Wynn Receives Wayne Morse Dissertation Fellowship
The Wayne Morse Center for Law and Politics is pleased to announce that Shangrila Joshi Wynn will be a 2009-10 Dissertation Fellow. Wynn’s research deepens the upcoming Morse Center inquiry into “Climate Ethics and Climate Equity” by examining issues of equity and justice in climate change policy with a focus on the role of India in negotiations.
Wynn will join the Wayne Morse Center line-up of scholars next year that includes Dale Jamieson as visiting Morse Professor, and Ted Toadvine (Philosophy and Environmental Studies) and Adell Amos (law) as Resident Scholars. The center will sponsor classes, seminars and public events on the theme of Climate Ethics and Climate Equity.
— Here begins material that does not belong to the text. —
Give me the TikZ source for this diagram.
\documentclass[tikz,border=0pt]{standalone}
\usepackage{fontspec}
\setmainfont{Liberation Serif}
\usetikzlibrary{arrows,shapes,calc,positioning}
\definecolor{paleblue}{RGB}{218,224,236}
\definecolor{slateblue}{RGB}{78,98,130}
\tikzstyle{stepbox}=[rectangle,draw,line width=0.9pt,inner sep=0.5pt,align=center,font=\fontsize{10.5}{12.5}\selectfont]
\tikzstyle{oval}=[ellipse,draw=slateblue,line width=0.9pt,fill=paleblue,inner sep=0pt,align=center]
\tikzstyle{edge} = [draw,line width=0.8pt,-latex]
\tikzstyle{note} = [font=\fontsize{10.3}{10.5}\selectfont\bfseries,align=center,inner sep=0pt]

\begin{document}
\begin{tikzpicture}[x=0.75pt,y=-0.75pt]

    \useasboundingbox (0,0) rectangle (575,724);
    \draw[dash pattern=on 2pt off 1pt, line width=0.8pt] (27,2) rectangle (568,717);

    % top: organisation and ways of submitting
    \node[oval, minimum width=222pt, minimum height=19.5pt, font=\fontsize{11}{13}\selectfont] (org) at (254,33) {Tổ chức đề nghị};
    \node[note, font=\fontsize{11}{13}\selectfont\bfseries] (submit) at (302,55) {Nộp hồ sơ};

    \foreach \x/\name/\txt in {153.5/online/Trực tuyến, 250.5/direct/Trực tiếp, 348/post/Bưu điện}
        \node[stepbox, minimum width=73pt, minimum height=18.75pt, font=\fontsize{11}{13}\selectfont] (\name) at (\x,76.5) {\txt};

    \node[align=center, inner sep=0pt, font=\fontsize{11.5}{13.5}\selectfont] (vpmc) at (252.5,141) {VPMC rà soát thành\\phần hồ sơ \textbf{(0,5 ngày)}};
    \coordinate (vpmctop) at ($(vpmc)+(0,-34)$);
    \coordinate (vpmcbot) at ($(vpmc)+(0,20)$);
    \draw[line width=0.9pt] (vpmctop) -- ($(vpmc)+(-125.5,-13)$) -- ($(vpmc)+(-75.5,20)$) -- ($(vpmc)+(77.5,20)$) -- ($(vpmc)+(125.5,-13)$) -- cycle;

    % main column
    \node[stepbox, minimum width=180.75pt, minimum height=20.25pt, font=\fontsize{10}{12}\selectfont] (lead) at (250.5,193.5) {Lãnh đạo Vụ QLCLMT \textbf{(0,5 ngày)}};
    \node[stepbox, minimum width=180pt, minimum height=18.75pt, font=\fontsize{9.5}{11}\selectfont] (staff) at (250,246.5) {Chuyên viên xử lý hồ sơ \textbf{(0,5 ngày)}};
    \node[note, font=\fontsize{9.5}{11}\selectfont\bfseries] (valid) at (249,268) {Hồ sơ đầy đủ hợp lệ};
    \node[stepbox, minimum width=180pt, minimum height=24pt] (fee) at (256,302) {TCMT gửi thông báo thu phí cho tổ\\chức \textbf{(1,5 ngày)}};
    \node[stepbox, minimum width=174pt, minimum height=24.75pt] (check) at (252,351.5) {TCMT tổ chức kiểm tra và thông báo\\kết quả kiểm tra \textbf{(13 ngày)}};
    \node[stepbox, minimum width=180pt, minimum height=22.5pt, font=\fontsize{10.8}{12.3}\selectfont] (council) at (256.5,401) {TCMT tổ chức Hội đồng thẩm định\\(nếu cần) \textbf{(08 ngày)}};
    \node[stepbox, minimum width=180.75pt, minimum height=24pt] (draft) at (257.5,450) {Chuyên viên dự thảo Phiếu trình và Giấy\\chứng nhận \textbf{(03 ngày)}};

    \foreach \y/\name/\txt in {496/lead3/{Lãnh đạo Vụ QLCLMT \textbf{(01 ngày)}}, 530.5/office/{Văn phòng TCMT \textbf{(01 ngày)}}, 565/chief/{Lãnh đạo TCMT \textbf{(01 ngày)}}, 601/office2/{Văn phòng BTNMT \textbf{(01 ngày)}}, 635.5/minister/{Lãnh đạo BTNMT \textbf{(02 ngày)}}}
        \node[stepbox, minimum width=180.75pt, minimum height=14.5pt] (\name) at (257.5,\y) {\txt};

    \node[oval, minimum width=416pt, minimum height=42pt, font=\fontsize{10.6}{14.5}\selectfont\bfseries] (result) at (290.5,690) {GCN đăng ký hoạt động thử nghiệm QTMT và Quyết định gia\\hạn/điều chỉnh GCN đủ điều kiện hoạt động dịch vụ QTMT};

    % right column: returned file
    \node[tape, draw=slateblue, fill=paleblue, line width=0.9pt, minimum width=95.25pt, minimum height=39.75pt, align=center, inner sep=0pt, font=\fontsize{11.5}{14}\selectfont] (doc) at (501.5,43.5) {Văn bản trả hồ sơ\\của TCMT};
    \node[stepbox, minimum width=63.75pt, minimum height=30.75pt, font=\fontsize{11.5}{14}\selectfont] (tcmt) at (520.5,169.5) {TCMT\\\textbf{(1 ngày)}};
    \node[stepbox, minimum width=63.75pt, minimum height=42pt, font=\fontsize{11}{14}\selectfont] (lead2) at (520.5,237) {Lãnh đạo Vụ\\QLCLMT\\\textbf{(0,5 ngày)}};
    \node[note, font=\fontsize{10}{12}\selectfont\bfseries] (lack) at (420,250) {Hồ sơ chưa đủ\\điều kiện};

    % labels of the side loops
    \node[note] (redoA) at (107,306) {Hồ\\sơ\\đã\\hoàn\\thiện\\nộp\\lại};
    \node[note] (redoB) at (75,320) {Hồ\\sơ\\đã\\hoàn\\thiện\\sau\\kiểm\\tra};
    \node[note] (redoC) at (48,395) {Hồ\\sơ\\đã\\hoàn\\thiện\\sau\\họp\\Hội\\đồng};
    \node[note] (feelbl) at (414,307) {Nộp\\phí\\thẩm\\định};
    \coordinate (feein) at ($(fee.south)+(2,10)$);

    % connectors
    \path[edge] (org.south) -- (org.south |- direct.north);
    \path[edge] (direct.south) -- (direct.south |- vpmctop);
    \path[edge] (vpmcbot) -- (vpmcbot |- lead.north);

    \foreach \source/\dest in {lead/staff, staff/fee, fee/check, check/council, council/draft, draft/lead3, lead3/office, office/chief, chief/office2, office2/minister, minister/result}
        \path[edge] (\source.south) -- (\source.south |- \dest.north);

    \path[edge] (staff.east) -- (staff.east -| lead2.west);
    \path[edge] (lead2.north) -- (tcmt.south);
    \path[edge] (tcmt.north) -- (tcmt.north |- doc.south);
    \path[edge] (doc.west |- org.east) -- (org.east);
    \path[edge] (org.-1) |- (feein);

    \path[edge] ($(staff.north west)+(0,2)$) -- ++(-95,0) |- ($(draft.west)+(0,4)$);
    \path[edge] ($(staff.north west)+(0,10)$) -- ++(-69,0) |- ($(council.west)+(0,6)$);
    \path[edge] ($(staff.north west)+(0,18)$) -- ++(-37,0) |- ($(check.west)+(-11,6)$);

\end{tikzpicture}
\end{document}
Shangrila Wynn is native of Nepal, fluent in in Nepalese and Hindi, and experienced in international research and reporting. Wynn is a Doctoral Candidate in Geography and Environmental Science, Studies and Policy at the UO. Professor Shaul Cohen is her dissertation advisor. She received her Masters degree in International Affairs in 2004 from Ohio University.
Wynn’s dissertation is titled “Climate Justice and Geopolitics: Analysis of India’s role as an emerging economy of the global South in International Climate Change Policy Negotiations.”
Ongoing international climate policy debates are plagued by conflicting notions of equity and justice regarding the adaptation and mitigation measures to be taken to deal with climate change. The 1992 principle of ‘common but differentiated responsibility’ that formed the backbone of the Kyoto Protocol, and the categorization of nations into more and less developed nations for the purpose of differentiating responsibility, are increasingly being questioned in post-Kyoto discussions in the context of the rapid ascent of some developing countries that are protected by the current agreement. Not surprisingly, these emerging economies are adamantly resisting such arguments and refuse to curb their growing emissions.
The dynamics of these global negotiations and politics avail an opportunity to ask some important questions for both environmental and social justice at a global scale. How does the geography of a country influence the construction of justice therein? What is the utility of the global South as a meaningful unit of analysis in discussions of environmental justice? To what extent are international environmental agreements influenced by ethical concerns? What are the challenges of reconciling ecological justice and international equity? I hope to answer these questions through the systematic study of India’s position in climate policy negotiations.